Somewhere within the halls of D.L. Umali Laboratory at the International Rice Research Institute (IRRI), two kindred hearts are smiling—Govinda Rizal and Shanta Karki, postdoctoral research fellows of the C4 Rice Project.
The C4 Rice Project is implemented by a team of experts from all over the world who look for a way to supercharge photosynthesis in rice and enable the plant to produce more grains than the current high-yielding varieties. Part of this team, on whose shoulders rests one of the biggest challenges of rice research, are Govinda and Shanta, two scientists who found not only a passion for science but also a deep love for each other. And, although IRRI varieties have always been a labor of love for science, the time will soon come when we can perhaps say, these grains are also a labor of people in love.
Shanta Karki, a native of Lamjung, Nepal, is a molecular biologist and plant breeder who came to IRRI in July 2009 to join the molecular engineering team of the C4 Rice Consortium. Shanta grew up in a farming community and was exposed very early to agricultural problems. She yearned to help find a way to increase crop yield and, hence, specialized in molecular breeding techniques, working on wild rice species.
Her affinity with agriculture started at a very young age. “My family planted rice, and, as a small child, I had fun playing with mud,” says Shanta. “I was exposed to various areas of study as I got older but, somehow, I always knew I would end up in agricultural research.”
Did she always know she would end up with someone in agricultural research?
She smiles up to her ears and looks over at Govinda. He grins back.
Govinda Rizal, from Lodrai in Gaylegphug, Bhutan, joined IRRI under the C4 Rice Project in April 2010—less than a year after Shanta did. He is also a plant breeder whose experience includes work on rice, soybean, and wheat.
At IRRI, he “hunts” for genes for the C4 syndrome among mutant sorghum populations. When his team finds such a gene, it is passed on to Shanta’s team to insert into rice.
Govinda had always wanted to pursue genetic engineering. As early as high school, he knew his mission was set. And yet, somehow, along the way, he made a few detours: he got himself a bachelor’s degree from North Bengal University in India; taught high school in Kathmandu, Nepal; and worked as an editor for a mathematics journal and a university association.
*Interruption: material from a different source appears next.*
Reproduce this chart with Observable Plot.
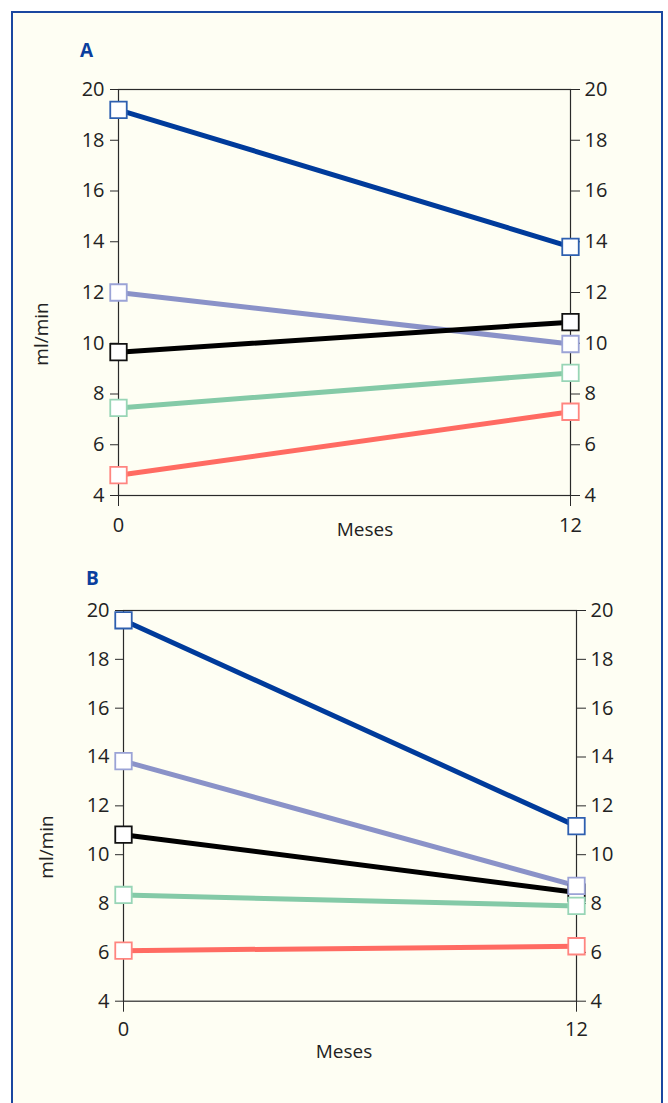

Despite the meanders, his path ultimately led him to Shanta.
“Love” and “science”
These two words, laid down a mere word apart, are, as everything else, easier said than done. But, the two IRRI plant breeders prove that love and science do go together.
Govinda and Shanta met in 1998 as undergraduate students (for Govinda’s second bachelor’s degree) at the Institute of Agriculture and Animal Sciences in Nepal. Since then—even though they were not together at first—Shanta’s and Govinda’s lives have become inevitably intertwined.
“We were best of friends, for a long time,” Govinda recalls, citing the friendship as the starting point for the attraction that later developed into something deeper. Shanta, on the other hand, said she was drawn to him because “we were both interested in science.”
Somewhere along the way, the two friends found they had more in common than a penchant for finding solutions to agricultural problems.
The two got married in February 2003, and then moved to Japan to do their master’s and doctor’s degrees in plant breeding at Kyoto University—on scholarships, alongside each other.
When two paths merge and continue to advance in one direction without snags, it can mean only one thing— they were meant to be together. Govinda and Shanta have enjoyed a smooth relationship in the long time they have been together.
“We do not argue,” says Shanta. “If he is upset, he becomes quiet. It’s the same with me.”
Govinda nods: “Even in my family, no one quarrels. It’s just the way we were raised.”
Was the match always one-to-one?
“We do not have a lot of cultural differences, as Govinda also has roots in my country,” says Shanta. “The only thing, perhaps, is the way we like our food.”
“I eat everything,” Govinda starts, which Shanta finishes for him, “…except spicy food.”
Shanta, on the contrary, always needs extra pickles, chili, and salt on the side. “Until now, I have to cook two different dishes for a meal.”
Being with the C4 Rice Project, Govinda and Shanta have, in fact, signed up on a common mission to help ensure that the world’s population will have enough rice to go around long into the future. Is the difficult work ahead of them consistent with what they want for themselves?
“C4 is a long-term endeavor, and I plan to continue working for it,” Shanta says.
Govinda said that he had wanted to go back to Bhutan to help out, but eventually decided he no longer has to. “Working at IRRI, I feel that I am already working for my country.”
The C4 project evolved from an idea proposed by former IRRI scientist and now consultant John Sheehy and is now being led by Paul Quick. If a project has a John and a Paul at the helm, can a George and a Ringo be far behind? Can Govinda and Shanta be our George and Ringo? Only time will tell. What we do know is that this couple is here to stay—for each other, and to ensure that there is enough rice in everyone’s bowls long after the Beatles have all died.